The Roosevelt Hotel, a 42,000-square-foot landmark in the heart of New York City, is regarded as one of Pakistan’s most valuable overseas assets. The property was acquired in 2000 and has long been the subject of debate over its future.

As part of its $7 billion IMF-backed privatization drive, Pakistan’s Cabinet Committee on Privatization (CCOP) this week approved a transaction structure for the Roosevelt Hotel, following recommendations from the Privatization Commission Board. After weighing three options—an outright sale, a joint venture with multiple options, and a long-term lease—the government has opted for a joint venture model.
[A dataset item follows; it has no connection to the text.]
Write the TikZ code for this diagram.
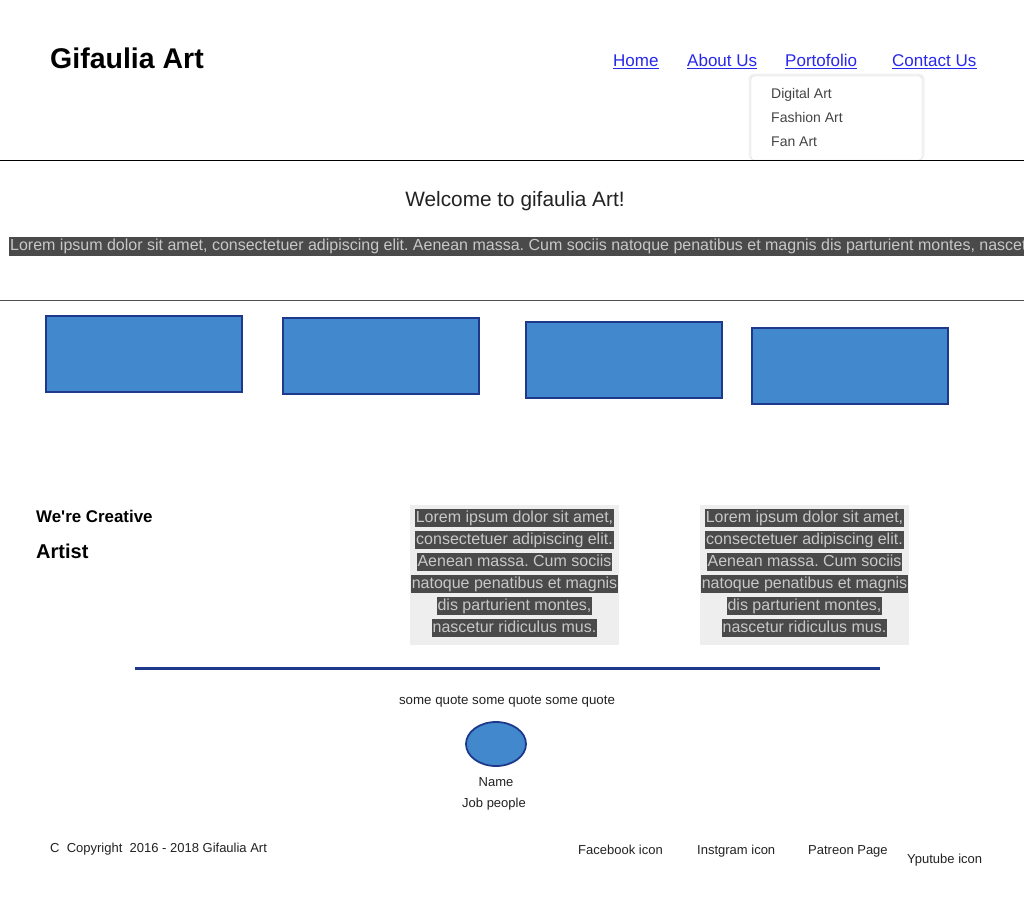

This approach is designed to maximize long-term value, offer flexibility and multiple exit strategies, and minimize future fiscal risks.

Pakistan intends to retain an ownership stake through an equity partnership, though officials have not disclosed the exact size of the stake that may be offered to potential partners.

The real estate services giant Jones Lang LaSalle (JLL) will oversee the process, with the government targeting a valuation north of $1 billion. The redevelopment plan envisions transforming the property into a mixed-use site, combining residential and office spaces. The project is expected to take four to five years to complete, and officials report “extremely high” interest from potential investors.

In a recent update, the government announced it expects to receive an initial payment of $100 million from the joint venture by June 2026.